Is there someone you need to forgive? Maybe you need to forgive yourself, a family member, friend, neighbor or even an abuser. Forgiveness does not mean you condone their choices or agree with their actions. It doesn’t mean you will forget what happened.
Many people think if think forgive someone, it makes what they did okay or somehow they are agreeing with what was done to them. Forgiveness really is about taking back your power, letting go of the pain and hurt, and living a life with more peace, joy and happiness.
Forgiveness is a process – a journey. For certain people and circumstances, it happens fairly quickly, while others may take years to move on. If we hold onto the hurt, anger, bitterness and resentment over years, it begins to take a toll on our bodies, mind and spirit and our relationships. It becomes the block to connection to others and ourselves.
I really love this quote from Catherine Ponder, “When you hold resentment toward another, you are bound to that person or condition by an emotional ink that is stronger than steel. Forgiveness is the only way to dissolve that link and get free.” This really sums up what forgiveness can do for your life.
How do you begin the healing process? Below are a few steps that may help you move closer to forgiving.
- Recognize and own your feelings. How does it feel to hold onto the feelings that come with not forgiving? How have these served you in your life? As you recognize your feelings, the healing process can begin.

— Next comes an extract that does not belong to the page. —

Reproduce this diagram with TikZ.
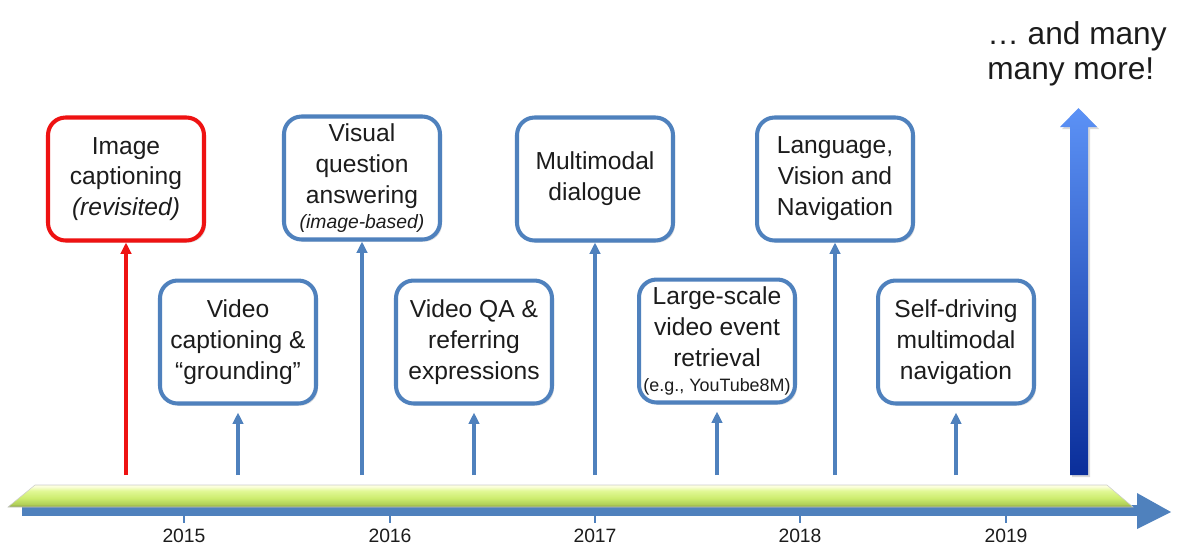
\documentclass[tikz,border=0pt]{standalone}
\usepackage{fontspec}
\setmainfont{Liberation Sans}
\usetikzlibrary{arrows.meta,shadows}
\definecolor{tlblue}{RGB}{79,129,189}
\definecolor{tlred}{RGB}{238,18,18}
\definecolor{barhi}{RGB}{252,255,222}
\definecolor{bartop}{RGB}{226,248,150}
\definecolor{barmid}{RGB}{204,236,110}
\definecolor{barlow}{RGB}{176,206,88}
\definecolor{barbot}{RGB}{128,152,60}
\definecolor{moretop}{RGB}{92,146,246}
\definecolor{morebot}{RGB}{10,46,154}
\definecolor{ink}{RGB}{28,28,28}
\pgfdeclareverticalshading{barshade}{100bp}{color(0bp)=(barbot); color(25bp)=(barbot);
  color(31bp)=(barlow); color(45bp)=(barmid); color(62bp)=(bartop); color(72bp)=(barhi); color(100bp)=(barhi)}
\tikzset{
  topic/.style={draw=tlblue, line width=2.3pt, rounded corners=10pt, fill=white, text=ink,
    minimum width=3.12cm, minimum height=2.46cm, inner sep=1pt, align=center,
    font=\fontsize{14}{17.6}\selectfont,
    drop shadow={opacity=.25, shadow xshift=1.2pt, shadow yshift=-1.2pt}},
  stem/.style={draw=tlblue, line width=2.2pt, -{Triangle[width=6pt,length=6.5pt]}},
  year/.style={font=\fontsize{11}{12}\selectfont, text=ink}
}
\begin{document}
\begin{tikzpicture}[x=0.02cm,y=-0.02cm]
\useasboundingbox (0,0) rectangle (1201,549);
% timeline: blue arrow under the green bar
\fill[tlblue] (22,505) rectangle (1139,516);
\fill[tlblue] (1137,493) -- (1171,512) -- (1137,529) -- cycle;
\foreach \x/\yr in {184/2015,390/2016,595/2017,800/2018,1006/2019}{
  \draw[tlblue, line width=1.4pt] (\x,516) -- (\x,523);
  \node[year] (y\yr) at (\x,536) {\yr};
}
\shade[shading=barshade, draw=black!20, line width=.3pt]
  (8,507) -- (35,485) -- (1107,485) -- (1133,507) -- cycle;
%\draw (0,0) grid[step=100] (1200,549);
% stems start on top of the bar
\foreach \n/\x in {imgcap/126,vidcap/238,vqa/362,vidqa/474,dialog/595,retrieval/717,vln/835,selfdrive/956}
  \coordinate (\n-t) at (\x,475);
% upper row
\node[topic, draw=tlred] (imgcap) at (126,179) {Image\\captioning\\\textit{(revisited)}};
\node[topic] (vqa) at (362,178) {Visual\\question\\answering\\[-3pt]{\itshape\fontsize{11}{12}\selectfont (image-based)}};
\node[topic] (dialog) at (595,179) {Multimodal\\dialogue};
\node[topic] (vln) at (835,179) {Language,\\Vision and\\Navigation};
% lower row
\node[topic] (vidcap) at (238,342) {Video\\captioning \&\\“grounding”};
\node[topic] (vidqa) at (474,342) {Video QA \&\\referring\\expressions};
\node[topic] (retrieval) at (717,341) {Large-scale\\video event\\retrieval\\[-3pt]{\fontsize{10.2}{11}\selectfont (e.g., YouTube8M)}};
\node[topic] (selfdrive) at (956,342) {Self-driving\\multimodal\\navigation};
\draw[stem, draw=tlred] (imgcap-t) -- (imgcap.south);
\foreach \n in {vqa,dialog,vln}
  \draw[stem] (\n-t) -- (\n.south);
\foreach \n in {vidcap,vidqa,retrieval,selfdrive}
  \draw[stem, shorten >=4pt] (\n-t) -- (\n.south);
% ... and many more
\shade[top color=moretop, bottom color=morebot, drop shadow={opacity=.3, shadow xshift=1.2pt, shadow yshift=-1.2pt}]
  (1070,475) -- (1070,127) -- (1060,127) -- (1078.5,108) -- (1097,127) -- (1088,127) -- (1088,475) -- cycle;
\node[anchor=north west, align=left, inner sep=0pt, text=ink, font=\fontsize{18}{19.8}\selectfont] (more) at (987,21) {… and many\\many more!};
\end{tikzpicture}
\end{document}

- Look at how lack of forgiveness has impacted your personal and professional relationships. How has this affected your ability to trust and connect with others? Have you been the victim and now want to take back your power? Have you allowed the past to determine your future?
- Focus on what’s in it for you. Remind yourself that forgiving can free you to move on with your life and set you free. Tell yourself that the point is to reduce angst.
- Turn the details of your story around. Victims don’t have control of their lives yet heroes do. So make yourself the hero of your own saga. Another way to think of this is that although someone may have precipitated your misery, whether or not you stay miserable is entirely up to you.
- Write a letter to the person you feel harmed or hurt you and then let it go. You can either burn it or send it. It can be the final step to letting go.
Lewis B. Smedes said, “You will know that forgiveness has begun when you recall those who hurt you and feel the power to wish them well.” This is the ultimate goal of forgiveness.